Finally coming to his senses, President Biden won't be leaving thousands of Afghan translators and interpreters and their families to be butchered by Taliban forces as the US finally slinks away from the mother of all Unfinished Bush Business.
The Biden administration is set to begin evacuations of Afghan interpreters and translators who aided the U.S. military effort in the nearly 20-year war, an administration official said.
The Operation Allies Refuge flights out of Afghanistan during the last week of July will be available first for special immigrant visa applicants already in the process of applying for U.S. residency, according to the senior administration official, who was not authorized to comment publicly and spoke on condition of anonymity.
President Joe Biden has faced pressure from lawmakers on both sides of the aisle to come up with a plan to help evacuate Afghan military helpers ahead of next month’s U.S. military withdrawal. The White House began briefing lawmakers on the outlines of their plans last month.

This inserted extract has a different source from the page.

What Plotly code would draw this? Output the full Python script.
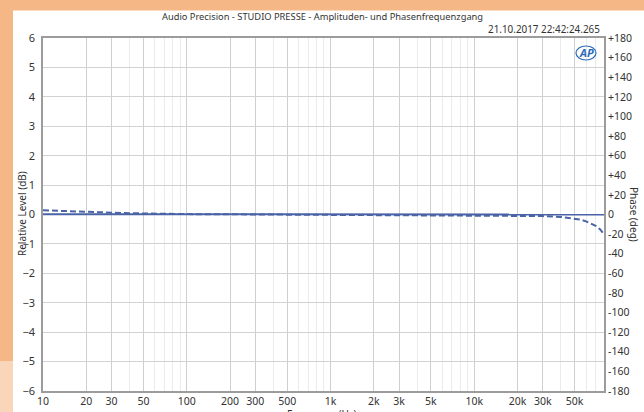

The evacuation planning could potentially affect tens of thousands of Afghans. Several thousand Afghans who worked for the U.S. — plus their family members — are already in the application pipeline for special immigrant visas.
The Biden administration has also been working on identifying a third country or U.S. territory that could host Afghans while their visa applications are processed.
The administration is weighing using State Department-chartered commercial aircraft, not military aircraft, according to a second administration official, who spoke on condition of anonymity to discuss internal deliberations. But if the State Department requests military aircraft, the U.S. military would be ready to assist, the official said.
Tracey Jacobson, a three-time chief of mission in Tajikistan, Turkmenistan and Kosovo, is leading the State Department coordination unit that will deliver on the president’s commitment under Operation Allies Refuge. That unit also includes representatives from the defense and homeland security departments.
Russ Travers, deputy homeland security adviser and former head of the National Counterterrorism Center, is coordinating the interagency policy process on Operation Allies Refuge, officials said.
Separately, the White House announced that Elizabeth Sherwood-Randall, the White House homeland security adviser, would lead a U.S. delegation to a security conference in Uzbekistan this week to discuss Afghanistan’s security issues with leaders from the Central 5 — Austria, the Czech Republic, Hungary, Slovakia and Slovenia — and other regional players.
Afghan President Ashraf Ghani and Zalmay Khalilzad, U.S. special envoy on Afghanistan reconciliation, are also expected to take part in the conference.
U.S. officials have said that one possibility under discussion is to relocate the Afghan visa applicants to neighboring countries in Central Asia, where they could be protected from possible retaliation by the Taliban or other groups.
Frankly, we should be giving these folks a tickertape parade and full US citizenship for their lives, not to mention 20 years of military back pay for risking their lives along with our troops in the Sandbox for two decades, but getting them out of Dodge is literally the least we could do for them and their families.
I'm glad Biden is doing this, but it's not like he had any choice.